Oh. . . I want to make something clear. I wasn't asking for insults yesterday when I wrote I couldn't take a compliment. What I meant was compliments make me uncomfortable. People who say mean things to me, who insult me or people I love, I can just walk away. I learned early in life that they will do it again. I just leave negative people alone. I've done it plenty. So. . . just saying.
The roof on my house is done. Now I need to get the house pressure washed so I can paint. But. . . my mother wants to pay to have someone paint it so that I don't have to risk my life trying to paint the high parts.
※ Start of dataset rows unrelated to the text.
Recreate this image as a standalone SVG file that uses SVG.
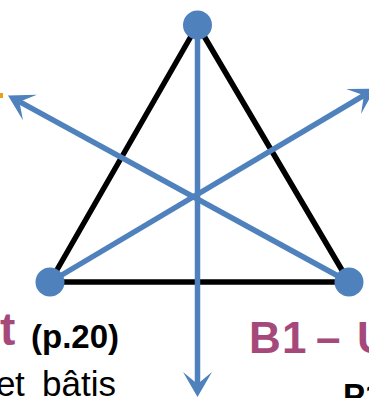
<svg xmlns="http://www.w3.org/2000/svg" width="369" height="398" viewBox="0 0 369 398">
  <style>
    .edge { stroke: #000000; stroke-width: 5.5; fill: none; stroke-linecap: round; }
    .arrow { stroke: #4F81BD; stroke-width: 5.5; fill: none; }
    .head { fill: #4F81BD; }
    .node { fill: #4F81BD; }
    .pink { font-family: "Liberation Sans", Arial, sans-serif; font-weight: bold; fill: #A5497B; }
    .bold { font-family: "Liberation Sans", Arial, sans-serif; font-weight: bold; fill: #000000; }
    .reg { font-family: "Liberation Sans", Arial, sans-serif; fill: #000000; }
  </style>
  <defs>
    <marker id="ah" markerUnits="userSpaceOnUse" viewBox="-12 -15 26 30" refX="0" refY="0" markerWidth="26" markerHeight="30" orient="auto" overflow="visible">
      <path class="head" d="M13,0 L-12,-14.5 L0,0 L-12,14.5 Z"/>
    </marker>
  </defs>
  <g id="triangle">
    <line class="edge" x1="197.5" y1="25" x2="50" y2="282"/>
    <line class="edge" x1="197.5" y1="25" x2="349" y2="282"/>
    <line class="edge" x1="50" y1="282" x2="349" y2="282"/>
  </g>
  <g id="connectors">
    <line class="arrow" x1="197.5" y1="25" x2="197.5" y2="384" marker-end="url(#ah)"/>
    <line class="arrow" x1="349" y1="282" x2="19.4" y2="101.7" marker-end="url(#ah)"/>
    <line class="arrow" x1="50" y1="282" x2="363.9" y2="95.3" marker-end="url(#ah)"/>
  </g>
  <g id="node-top"><circle class="node" cx="197.5" cy="25" r="14.5"/></g>
  <g id="node-left"><circle class="node" cx="50" cy="282" r="14.5"/></g>
  <g id="node-right"><circle class="node" cx="349" cy="282" r="14.5"/></g>
  <g id="orange-mark"><rect x="0" y="93" width="3" height="5" fill="#E8A21A"/></g>
  <g id="label-left">
    <text class="pink" x="0" y="345" font-size="46">t</text>
    <text class="bold" x="31" y="348" font-size="34" textLength="88" lengthAdjust="spacingAndGlyphs">(p.20)</text>
    <text class="reg" x="-4 15 25 42" y="396" font-size="35">et bâtis</text>
  </g>
  <g id="label-right">
    <text class="pink" y="353" font-size="44" x="249 282 303 316 343 357">B1 – U</text>
    <text class="bold" x="343" y="407" font-size="33">P1</text>
  </g>
</svg>
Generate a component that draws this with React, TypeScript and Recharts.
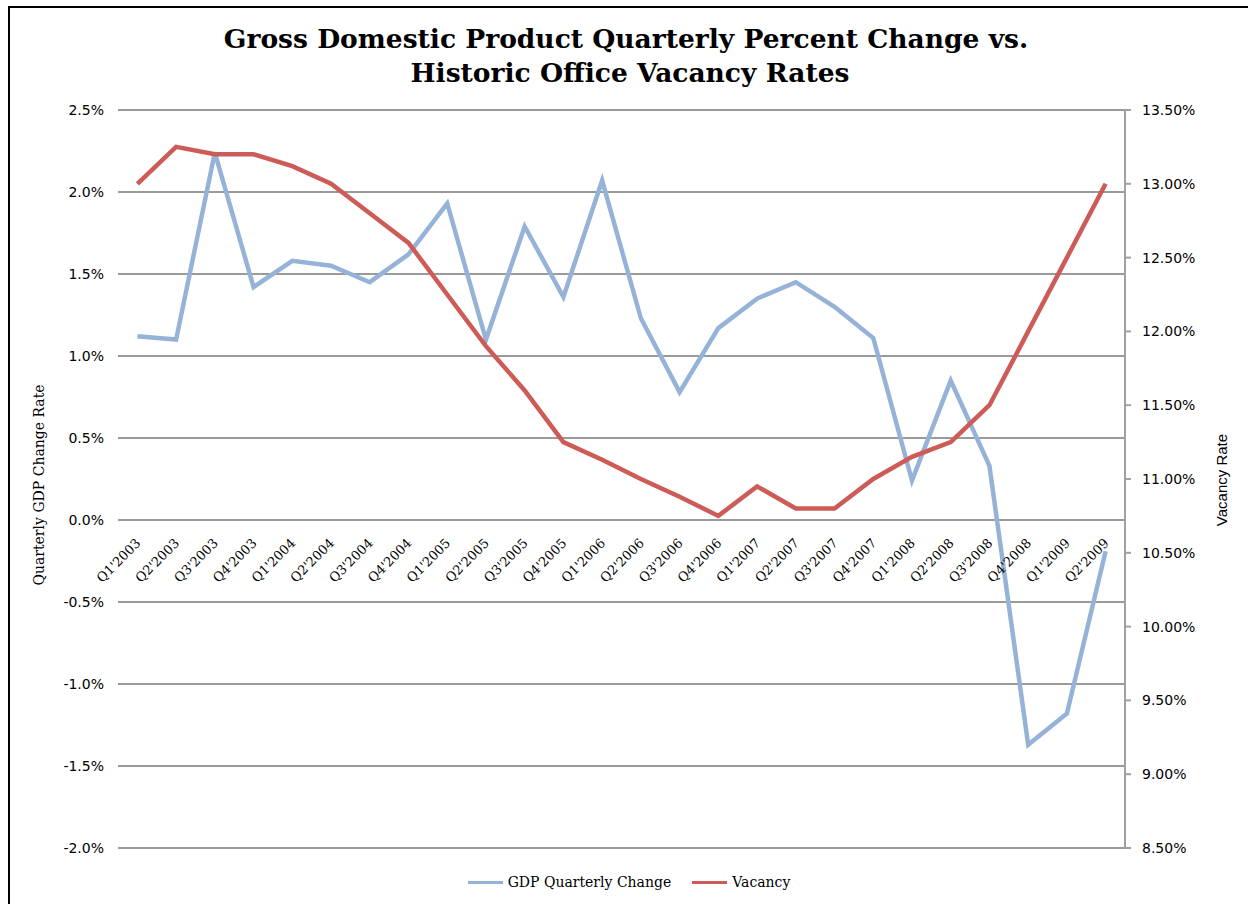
import React from 'react';
import { LineChart, Line, XAxis, YAxis, CartesianGrid, Legend } from 'recharts';

const quarters = [
  "Q1'2003", "Q2'2003", "Q3'2003", "Q4'2003",
  "Q1'2004", "Q2'2004", "Q3'2004", "Q4'2004",
  "Q1'2005", "Q2'2005", "Q3'2005", "Q4'2005",
  "Q1'2006", "Q2'2006", "Q3'2006", "Q4'2006",
  "Q1'2007", "Q2'2007", "Q3'2007", "Q4'2007",
  "Q1'2008", "Q2'2008", "Q3'2008", "Q4'2008",
  "Q1'2009", "Q2'2009",
];

const gdpChange = [
  1.12, 1.10, 2.24, 1.42,
  1.58, 1.55, 1.45, 1.62,
  1.93, 1.10, 1.79, 1.36,
  2.07, 1.23, 0.78, 1.17,
  1.35, 1.45, 1.30, 1.11,
  0.24, 0.85, 0.33, -1.37,
  -1.18, -0.19,
];

const vacancyRate = [
  13.00, 13.25, 13.20, 13.20,
  13.12, 13.00, 12.80, 12.60,
  12.25, 11.90, 11.60, 11.25,
  11.13, 11.00, 10.88, 10.75,
  10.95, 10.80, 10.80, 11.00,
  11.15, 11.25, 11.50, 12.00,
  12.50, 13.00,
];

const gdpTicks = [-2.0, -1.5, -1.0, -0.5, 0.0, 0.5, 1.0, 1.5, 2.0, 2.5];
const vacancyTicks = [8.5, 9.0, 9.5, 10.0, 10.5, 11.0, 11.5, 12.0, 12.5, 13.0, 13.5];

const seriesNames = ['GDP Quarterly Change', 'Vacancy'];
const seriesColors = ['#95B3D7', '#CD5B57'];

const data = quarters.map((q, i) => ({ q, gdp: gdpChange[i], vacancy: vacancyRate[i] }));

const CHART_W = 1238;
const CHART_H = 896;
const PLOT_TOP = 102;
const PLOT_BOTTOM = 840;
const PLOT_H = PLOT_BOTTOM - PLOT_TOP;
const GDP_MIN = gdpTicks[0];
const GDP_MAX = gdpTicks[gdpTicks.length - 1];
const ZERO_FROM_BOTTOM = (PLOT_H * (0 - GDP_MIN)) / (GDP_MAX - GDP_MIN);

const serif = '"DejaVu Serif", serif';
const sans = '"DejaVu Sans", sans-serif';

const XTick = (props: any) => {
  const { x, y, payload } = props;
  const ax = x + 4;
  const ay = y - ZERO_FROM_BOTTOM + 24;
  return (
    <text
      x={ax}
      y={ay}
      textAnchor="end"
      transform={`rotate(-45, ${ax}, ${ay})`}
      fontFamily={serif}
      fontSize={13}
      fill="#000"
    >
      {payload.value}
    </text>
  );
};

const LegendContent = () => (
  <div style={{ display: 'flex', justifyContent: 'center', alignItems: 'center', fontFamily: serif, fontSize: 14, color: '#000' }}>
    {seriesNames.map((n, i) => (
      <div key={n} style={{ display: 'flex', alignItems: 'center', marginRight: i === 0 ? 21 : 0 }}>
        <div style={{ width: 35, height: 3, background: seriesColors[i], marginRight: 5 }} />
        <span>{n}</span>
      </div>
    ))}
  </div>
);

export default function App() {
  return (
    <div
      style={{
        position: 'absolute',
        left: 8,
        top: 6,
        width: 1240,
        height: 898,
        borderLeft: '2px solid #000',
        borderTop: '2px solid #000',
        boxSizing: 'border-box',
        background: '#fff',
        overflow: 'hidden',
      }}
    >
      <LineChart
        width={CHART_W}
        height={CHART_H}
        data={data}
        margin={{ top: PLOT_TOP, right: 23, bottom: CHART_H - PLOT_BOTTOM - 1, left: 48 }}
      >
        <CartesianGrid yAxisId="left" vertical={false} horizontal={true} stroke="#9a9a9a" strokeWidth={2} strokeDasharray="" />
        <XAxis
          dataKey="q"
          scale="band"
          height={1}
          axisLine={false}
          tickLine={false}
          tickSize={0}
          tickMargin={0}
          interval={0}
          tick={<XTick />}
        />
        <YAxis
          yAxisId="left"
          orientation="left"
          width={60}
          domain={[GDP_MIN, GDP_MAX]}
          ticks={gdpTicks}
          allowDataOverflow
          axisLine={false}
          tickLine={false}
          tickSize={0}
          tickMargin={14}
          tick={{ fontFamily: sans, fontSize: 14, fill: '#000' }}
          tickFormatter={(v: number) => `${v.toFixed(1)}%`}
        />
        <YAxis
          yAxisId="right"
          orientation="right"
          width={100}
          domain={[vacancyTicks[0], vacancyTicks[vacancyTicks.length - 1]]}
          ticks={vacancyTicks}
          allowDataOverflow
          axisLine={{ stroke: '#a0a0a0', strokeWidth: 2 }}
          tickLine={{ stroke: '#a0a0a0', strokeWidth: 2 }}
          tickSize={6}
          tickMargin={11}
          tick={{ fontFamily: sans, fontSize: 14, fill: '#000', textAnchor: 'start' }}
          tickFormatter={(v: number) => `${v.toFixed(2)}%`}
        />
        <Legend
          verticalAlign="middle"
          align="center"
          content={<LegendContent />}
          wrapperStyle={{ position: 'absolute', top: 866, left: 0, width: CHART_W }}
        />
        <Line
          yAxisId="left"
          type="linear"
          dataKey="gdp"
          name={seriesNames[0]}
          stroke={seriesColors[0]}
          strokeWidth={4.5}
          dot={false}
          isAnimationActive={false}
        />
        <Line
          yAxisId="right"
          type="linear"
          dataKey="vacancy"
          name={seriesNames[1]}
          stroke={seriesColors[1]}
          strokeWidth={4.5}
          dot={false}
          isAnimationActive={false}
        />
      </LineChart>
      <svg
        width={1240}
        height={898}
        style={{ position: 'absolute', left: 0, top: 0, pointerEvents: 'none' }}
      >
        <text x={616} y={40} textAnchor="middle" fontFamily={serif} fontWeight="bold" fontSize={26.5} fill="#000">
          Gross Domestic Product Quarterly Percent Change vs.
        </text>
        <text x={620} y={74} textAnchor="middle" fontFamily={serif} fontWeight="bold" fontSize={26.5} fill="#000">
          Historic Office Vacancy Rates
        </text>
        <text
          x={0}
          y={0}
          transform="translate(34, 477) rotate(-90)"
          textAnchor="middle"
          fontFamily={serif}
          fontSize={14}
          fill="#000"
        >
          Quarterly GDP Change Rate
        </text>
        <text
          x={0}
          y={0}
          transform="translate(1217, 472) rotate(-90)"
          textAnchor="middle"
          fontFamily='"Liberation Sans", Arial, sans-serif'
          fontSize={15}
          fill="#000"
        >
          Vacancy Rate
        </text>
      </svg>
    </div>
  );
}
I'm considering it. I once climbed rock faces, but now I'm afraid of ladders. I've been run over real good and I know I can't take a fall. So. . . .
There is other work to be done. Mulching the one drive and laying down more granite rock in the other two. There is a garden to dig out and replant and a patio to. . . I don't know what it is called. . . to redo the mortar that is between the bricks. Remortaring?
I CAN paint my mother's house, though without getting more than a few feet off the ground, so there is that.
I read that the price of copper has skyrocketed and that thieves are stealing it again.
I'm flailing here. I have nothing to say. I take my mother to another doctor's appointment in a few minutes, so I guess I'll give up on trying to say anything entertaining or informative. Some days are like that, just a big, ugly void.